Why isn’t there an Indian Woodward?
The American author Bob Woodward has written his, if I am not mistaken, 17th book on the inner workings of the US establishment. Anyone who reads them is always impressed at the willingness of so many high-level US officials, ministers and even presidents, to speak about what was said in policy-making levels. Mind you, they are more frank about what others said and thought than they are about their own, but the net result is quite revealing about what led the world’s sole superpower to do what it does.

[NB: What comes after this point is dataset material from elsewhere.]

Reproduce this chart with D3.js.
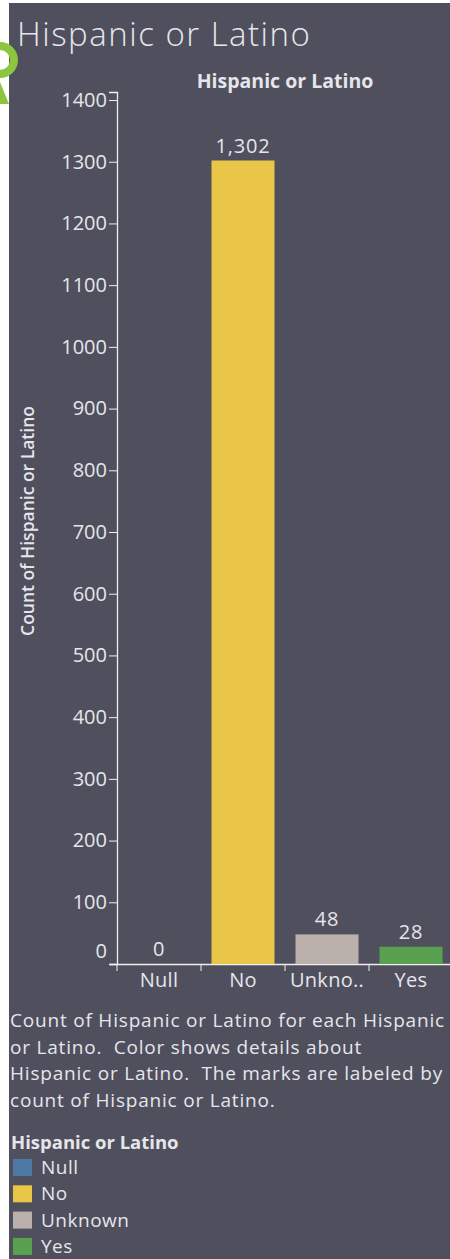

Woodward is hardly the final word. But I’ve spent hours working my way through the declassified documents and interviewing US officials when working on some historical work on US foreign policy. I would argue no major country in the world is as transparent about its internal workings than the US. Definitely not India which doesn’t even have a system of documentary declassification of any consequence. China is so opaque that its own journalists admit that the darkness surrounding its functioning is a key reason its rise is scaring so many countries. It is an unplanned consequence of the US’s own internal processes of revelation: because its transparency gives them a sense of understanding, other countries are less worried about its actions. Uncertainty and ignorance are the cousins of fear.
Why can’t India have a Woodward style author? The obvious answer is that no Indian official would talk to him. Without their true confessions, such a book could not work. And it is more than just talking to a writer. When he was foreign minister, Jaswant Singh complained publicly about the lack of a memoir-writing culture among senior Indian leaders. This reflects a number of interconnected problems. One is that the permanent bureaucracy in India sees no incentives in telling all. Its political class has even less. Documents remain classified pretty much forever. New Delhi is unable to learn from its own mistakes.

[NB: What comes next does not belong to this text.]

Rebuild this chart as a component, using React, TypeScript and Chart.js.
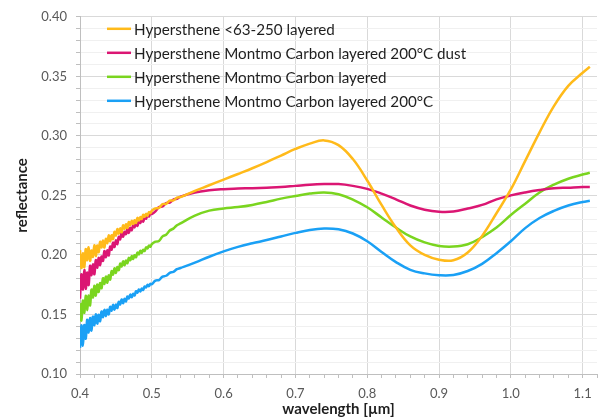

This is ultimately self-defeating. One reason, as I noted, is that transparency in decision making makes other countries less concerned about motives, threats and the like. Another is that the best and brightest no longer join the Indian government. And one reason is the failure of the Indian system to develop a mystique about joining government service.
Mind you, Woodward himself is running, in my opinion, into a problem. US officials talk to him even before administrations end their terms. This means they speak with an eye to influencing public opinion even as they are still in office. This is somewhat credibility reducing. But it is still better than the darkness that exists in India.